Collective action claims under the Fair Labor Standards Act (FLSA) remain the most popular filing in federal courts, due in large part to the fairly lenient standard applied by courts to determine whether the claims should be conditionally certified pursuant to 29 U.S.C. § 216(b). If conditional certification is granted, the court authorizes plaintiffs’ counsel to send notice to similarly situated employees, offering them the opportunity to join the lawsuit. Discovery on the collective claims then begins, and an employer should expect to incur substantial defense costs before reaching the second stage certification decision, where whether the plaintiffs are actually similarly situated is subject to a more searching review.
In Beecher v. Steak N Shake Operations, Inc., Civil Action No. 1:11-cv-04102-ODE, Docket No. 81 (N.D.Ga. Sept. 27, 2012), a federal district court recently denied the plaintiffs’ motion for conditional certification of a group of all hourly employees nationwide, based in part on the employer’s presentation of detailed evidence of its processes for ensuring that all time worked was recorded, audit detail for changes to employee time, and explanations as to why local management would legitimately need to correct employee time records. The court explained that “[v]ia these time records and related declarations, [the employer] has undercut some of Plaintiffs’ broad assertions that all hourly-paid employees were not properly compensated.”

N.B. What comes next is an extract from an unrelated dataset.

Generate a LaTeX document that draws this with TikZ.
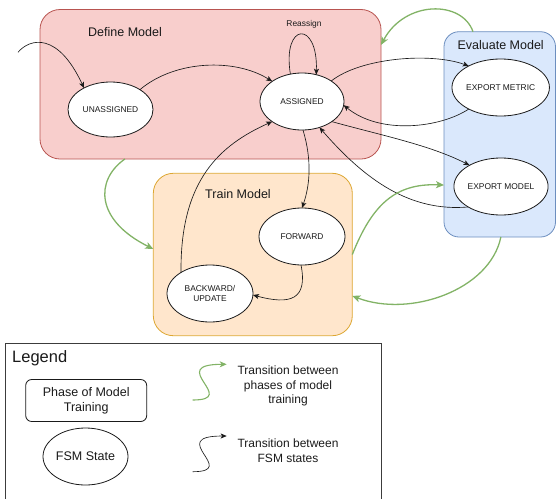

Although the court noted that the employer’s restaurants had the same positions, internal reports, and methods for recording work time, proof of plaintiffs’ claims of unpaid off-the-clock work or improper changes to work time were still “too individualized,” particularly where “individual store managers typically make changes to the payroll records.” Finally, because the employer’s records and practices undercut the allegations of a nationwide policy or practice in violation of the FLSA, the court found that where only 23 plaintiffs had joined the action prior to conditional certification, that was insufficient to demonstrate interest for purposes of a putative group of 65,000 employees.
Practical application: Although employers may not be able to avoid the filing of collective action claims against them, Beecher confirms that an employer’s ability to demonstrate the following will provide strong arguments against collective treatment:
- detailed policies and practices requiring employees’ accurate time entry, including providing employees with receipts for time worked and tip reporting;
- audit trail records reflecting upward or downward adjustments to time made by local management and the reasons for same;
- utilization of time-keeping reports for valid purposes, including management of labor costs; and
- diligent correction of any unwarranted alterations to employee work time, including thorough investigation of concerns and appropriate discipline and or termination of managers who engage in falsification of time or compensation records.